Apr 12, 2008

Ahh when I was young...

I have been thinking recently about all the changes I've seen in my lifetime.   This was brought about by a conversation I had with my son, recently.   He was somewhat perplexed about the lack of video games when I was growing up.   What could I have possibly done with my time?   Good question.   Let's see...   mow the lawn, clean the pool, clean up, the yard.   Well... you get the idea.

I  grew up in east-central Phoenix.   Our subdivision had once been an orange orchard so we had 11 orange trees on our property.   We couldn't eat them all.   Our lot had a berm around the perimeter.   About once every ten days, we would open a huge valve into our lawn and flood it with about 10 inches of water.   The water came from a nearby canal which was fed from the dams along the Salt River.   In the middle of summer we thought it was great fun to splash around in 10 inches of water.

I also had a paper route.   My first route was delivering to an apartment complex a couple of miles north of where I lived.   As a second grade boy I would wake up about 5:00 in the morning, ride my bike to the paper station and load up with about 45 papers.   Then I would deliver to the apartment complex.   It was a great route and easy to do.   We were paid by tips.   On a typical week I would earn about $4.   I would go door-to-door on Sunday night and collect money from every apartment.   After I had collected all the money, I would go to Baskin Robbins and buy a chocolate milk shake for about 50 cents.   I stopped delivering papers as a freshman in high school.   By my calculations, over the years I rode my bicycle 10,000 miles.    My bike and I  were good friends.

When I started driving in 1978, Gas was 65 cents per gallon.   The gas pump didn't take credit cards.
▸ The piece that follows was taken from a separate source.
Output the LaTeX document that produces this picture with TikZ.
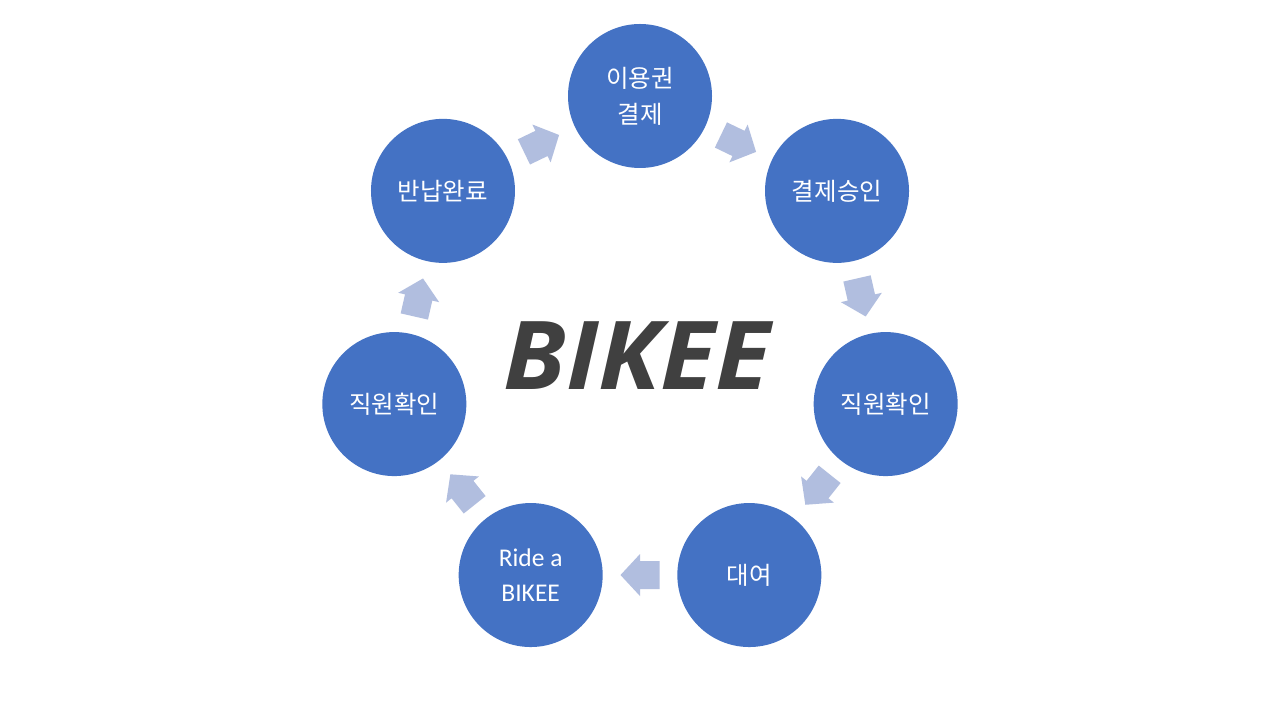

I'm not sure there was unleaded gas back then.   Air conditioning was 2-55.   (That's two windows open while you drive 55 mph).

So how did I get along without video games?   Oh, it was so horrible.   We longed to sit in front of a television all day and battle each other with video games.   NOT.   If we wanted to battle each other, we made makeshift swords out of tree branches and pretended we were good guys and bad guys.

I won't say they were the good old days.   I certainly enjoyed them and I wouldn't trade them for the world.   But I do wonder what my son will say to my grandkids about his youth.   I wonder what new technology will make video games seem downright strange.   I wonder how we can best share the message of God's love to the next generation.   Virtual Jesus anyone?